● **WHAT YOU SHOULD DO**
The listing below begins with the first line you should copy; stop after the line containing "19000, 19500, 20000];", and drop every picture.

● **SUPPLIED INFORMATION**
'''

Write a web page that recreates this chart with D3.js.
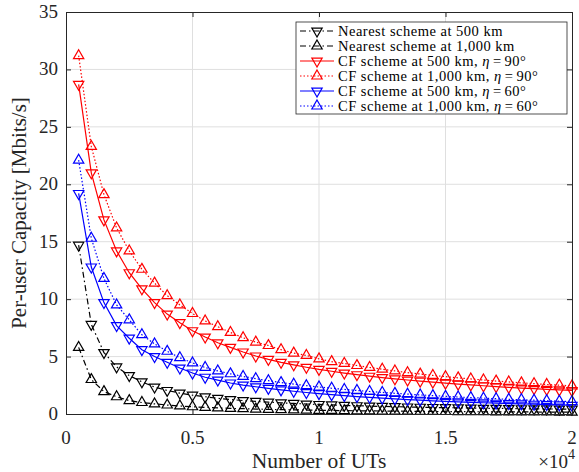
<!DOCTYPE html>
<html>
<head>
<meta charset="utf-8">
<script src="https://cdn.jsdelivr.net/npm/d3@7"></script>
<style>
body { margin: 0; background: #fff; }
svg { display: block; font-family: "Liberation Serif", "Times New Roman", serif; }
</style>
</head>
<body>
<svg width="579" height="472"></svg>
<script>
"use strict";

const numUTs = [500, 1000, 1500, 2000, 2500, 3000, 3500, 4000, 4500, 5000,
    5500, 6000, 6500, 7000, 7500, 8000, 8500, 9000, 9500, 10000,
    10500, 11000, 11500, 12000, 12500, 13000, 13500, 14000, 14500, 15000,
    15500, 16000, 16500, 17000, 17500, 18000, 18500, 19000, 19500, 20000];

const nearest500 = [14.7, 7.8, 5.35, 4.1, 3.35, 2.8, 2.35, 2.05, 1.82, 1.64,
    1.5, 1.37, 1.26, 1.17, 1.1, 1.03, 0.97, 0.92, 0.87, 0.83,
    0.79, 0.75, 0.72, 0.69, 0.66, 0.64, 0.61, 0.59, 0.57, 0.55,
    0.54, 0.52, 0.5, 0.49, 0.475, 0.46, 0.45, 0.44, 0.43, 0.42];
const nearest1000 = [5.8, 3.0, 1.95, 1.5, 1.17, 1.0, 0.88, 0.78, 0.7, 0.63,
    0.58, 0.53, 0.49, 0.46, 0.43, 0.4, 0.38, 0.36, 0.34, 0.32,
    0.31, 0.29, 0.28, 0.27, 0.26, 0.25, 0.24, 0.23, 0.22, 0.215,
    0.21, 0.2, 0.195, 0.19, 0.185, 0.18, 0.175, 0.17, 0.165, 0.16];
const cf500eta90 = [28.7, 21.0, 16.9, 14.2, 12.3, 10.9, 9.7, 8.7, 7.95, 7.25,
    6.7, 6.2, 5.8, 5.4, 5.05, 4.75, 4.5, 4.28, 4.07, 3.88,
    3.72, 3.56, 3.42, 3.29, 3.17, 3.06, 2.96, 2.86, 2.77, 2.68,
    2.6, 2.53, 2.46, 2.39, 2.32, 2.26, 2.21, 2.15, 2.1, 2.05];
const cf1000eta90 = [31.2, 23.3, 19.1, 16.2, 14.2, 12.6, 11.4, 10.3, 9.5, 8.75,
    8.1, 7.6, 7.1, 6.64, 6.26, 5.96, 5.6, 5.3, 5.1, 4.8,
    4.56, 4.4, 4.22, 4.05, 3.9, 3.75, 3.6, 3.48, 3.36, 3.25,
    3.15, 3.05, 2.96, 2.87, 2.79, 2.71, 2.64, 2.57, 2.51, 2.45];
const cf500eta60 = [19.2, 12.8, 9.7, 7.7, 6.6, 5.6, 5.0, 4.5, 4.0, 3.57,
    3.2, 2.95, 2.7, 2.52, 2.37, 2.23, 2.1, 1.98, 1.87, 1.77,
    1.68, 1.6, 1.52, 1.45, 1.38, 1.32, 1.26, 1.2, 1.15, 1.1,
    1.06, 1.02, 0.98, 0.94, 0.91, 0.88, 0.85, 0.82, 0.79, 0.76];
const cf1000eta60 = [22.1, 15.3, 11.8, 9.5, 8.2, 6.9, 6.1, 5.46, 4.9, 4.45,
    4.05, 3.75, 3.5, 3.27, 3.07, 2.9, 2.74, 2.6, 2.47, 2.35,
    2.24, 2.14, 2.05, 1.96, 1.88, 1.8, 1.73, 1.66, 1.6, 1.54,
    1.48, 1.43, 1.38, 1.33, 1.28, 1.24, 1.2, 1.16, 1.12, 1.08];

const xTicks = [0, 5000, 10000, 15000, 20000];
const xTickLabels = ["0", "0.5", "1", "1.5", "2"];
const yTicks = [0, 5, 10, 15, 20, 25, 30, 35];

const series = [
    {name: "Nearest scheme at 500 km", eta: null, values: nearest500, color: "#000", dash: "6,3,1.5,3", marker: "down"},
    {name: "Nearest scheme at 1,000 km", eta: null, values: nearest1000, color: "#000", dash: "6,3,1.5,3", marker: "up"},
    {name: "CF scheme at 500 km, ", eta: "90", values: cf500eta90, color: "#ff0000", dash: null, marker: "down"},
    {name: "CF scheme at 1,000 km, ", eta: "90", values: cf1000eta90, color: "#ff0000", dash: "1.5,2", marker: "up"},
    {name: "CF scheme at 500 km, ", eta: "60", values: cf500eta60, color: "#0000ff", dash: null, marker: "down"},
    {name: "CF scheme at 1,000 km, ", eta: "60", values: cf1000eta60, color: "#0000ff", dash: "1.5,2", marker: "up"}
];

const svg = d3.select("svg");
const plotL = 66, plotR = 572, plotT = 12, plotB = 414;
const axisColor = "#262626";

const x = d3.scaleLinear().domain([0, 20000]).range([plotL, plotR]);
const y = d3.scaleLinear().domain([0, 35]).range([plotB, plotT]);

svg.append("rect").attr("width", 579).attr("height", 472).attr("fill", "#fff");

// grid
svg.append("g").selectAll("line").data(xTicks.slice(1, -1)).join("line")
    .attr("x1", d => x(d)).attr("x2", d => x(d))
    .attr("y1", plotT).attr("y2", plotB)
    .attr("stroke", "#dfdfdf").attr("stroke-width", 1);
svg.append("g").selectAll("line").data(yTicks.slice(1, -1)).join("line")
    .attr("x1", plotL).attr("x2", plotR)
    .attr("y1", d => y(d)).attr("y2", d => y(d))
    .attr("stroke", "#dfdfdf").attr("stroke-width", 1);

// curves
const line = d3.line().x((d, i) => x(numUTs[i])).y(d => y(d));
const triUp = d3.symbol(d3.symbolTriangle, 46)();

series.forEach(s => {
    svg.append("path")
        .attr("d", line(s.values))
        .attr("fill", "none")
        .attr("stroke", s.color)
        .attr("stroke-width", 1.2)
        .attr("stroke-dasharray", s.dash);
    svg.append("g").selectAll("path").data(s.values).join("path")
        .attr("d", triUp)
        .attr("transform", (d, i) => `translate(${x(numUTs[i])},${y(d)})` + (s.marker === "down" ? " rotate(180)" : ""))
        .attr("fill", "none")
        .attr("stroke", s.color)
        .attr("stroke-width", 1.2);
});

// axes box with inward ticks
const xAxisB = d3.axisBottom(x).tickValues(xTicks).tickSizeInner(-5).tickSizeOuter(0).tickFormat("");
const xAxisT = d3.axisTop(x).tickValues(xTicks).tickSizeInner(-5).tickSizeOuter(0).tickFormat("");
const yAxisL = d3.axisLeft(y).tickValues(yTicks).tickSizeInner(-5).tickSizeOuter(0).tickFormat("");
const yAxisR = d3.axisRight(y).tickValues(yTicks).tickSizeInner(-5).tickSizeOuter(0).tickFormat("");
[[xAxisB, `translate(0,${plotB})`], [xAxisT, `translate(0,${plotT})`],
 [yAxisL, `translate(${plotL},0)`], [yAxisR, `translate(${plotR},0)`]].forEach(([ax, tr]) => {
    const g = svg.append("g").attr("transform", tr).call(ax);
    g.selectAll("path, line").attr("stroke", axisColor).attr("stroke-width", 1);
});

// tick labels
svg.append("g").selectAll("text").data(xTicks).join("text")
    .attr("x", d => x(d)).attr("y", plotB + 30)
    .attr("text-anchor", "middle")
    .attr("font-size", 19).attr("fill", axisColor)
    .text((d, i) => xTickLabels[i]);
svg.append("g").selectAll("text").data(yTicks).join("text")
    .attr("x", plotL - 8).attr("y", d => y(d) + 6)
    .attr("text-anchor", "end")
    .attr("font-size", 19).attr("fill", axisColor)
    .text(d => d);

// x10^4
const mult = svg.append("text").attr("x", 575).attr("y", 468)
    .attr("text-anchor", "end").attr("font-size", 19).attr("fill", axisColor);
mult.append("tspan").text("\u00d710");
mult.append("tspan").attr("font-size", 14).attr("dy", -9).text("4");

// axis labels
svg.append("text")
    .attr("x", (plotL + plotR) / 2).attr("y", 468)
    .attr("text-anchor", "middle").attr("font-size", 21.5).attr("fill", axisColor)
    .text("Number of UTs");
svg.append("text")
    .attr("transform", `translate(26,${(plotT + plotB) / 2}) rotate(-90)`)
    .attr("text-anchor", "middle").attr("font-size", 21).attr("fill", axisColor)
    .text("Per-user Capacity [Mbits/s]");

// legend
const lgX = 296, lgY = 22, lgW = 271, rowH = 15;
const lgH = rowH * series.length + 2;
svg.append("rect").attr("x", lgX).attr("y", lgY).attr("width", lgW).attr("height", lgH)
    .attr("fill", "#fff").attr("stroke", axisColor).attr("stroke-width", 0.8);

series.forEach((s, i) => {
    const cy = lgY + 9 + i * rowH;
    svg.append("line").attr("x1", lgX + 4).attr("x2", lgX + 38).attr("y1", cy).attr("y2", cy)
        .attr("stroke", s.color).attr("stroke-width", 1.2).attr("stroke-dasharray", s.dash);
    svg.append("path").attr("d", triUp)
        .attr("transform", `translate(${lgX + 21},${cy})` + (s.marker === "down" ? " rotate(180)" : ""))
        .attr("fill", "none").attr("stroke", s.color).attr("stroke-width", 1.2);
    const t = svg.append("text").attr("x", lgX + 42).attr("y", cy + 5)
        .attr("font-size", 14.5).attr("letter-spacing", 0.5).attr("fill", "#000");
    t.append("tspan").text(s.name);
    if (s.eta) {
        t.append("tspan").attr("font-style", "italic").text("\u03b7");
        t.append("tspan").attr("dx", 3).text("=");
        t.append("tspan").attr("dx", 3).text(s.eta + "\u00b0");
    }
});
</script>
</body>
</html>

'''

● **RESULT OF THIS EXERCISE**
Write a web page that recreates this chart with D3.js.
<!DOCTYPE html>
<html>
<head>
<meta charset="utf-8">
<script src="https://cdn.jsdelivr.net/npm/d3@7"></script>
<style>
body { margin: 0; background: #fff; }
svg { display: block; font-family: "Liberation Serif", "Times New Roman", serif; }
</style>
</head>
<body>
<svg width="579" height="472"></svg>
<script>
"use strict";

const numUTs = [500, 1000, 1500, 2000, 2500, 3000, 3500, 4000, 4500, 5000,
    5500, 6000, 6500, 7000, 7500, 8000, 8500, 9000, 9500, 10000,
    10500, 11000, 11500, 12000, 12500, 13000, 13500, 14000, 14500, 15000,
    15500, 16000, 16500, 17000, 17500, 18000, 18500, 19000, 19500, 20000];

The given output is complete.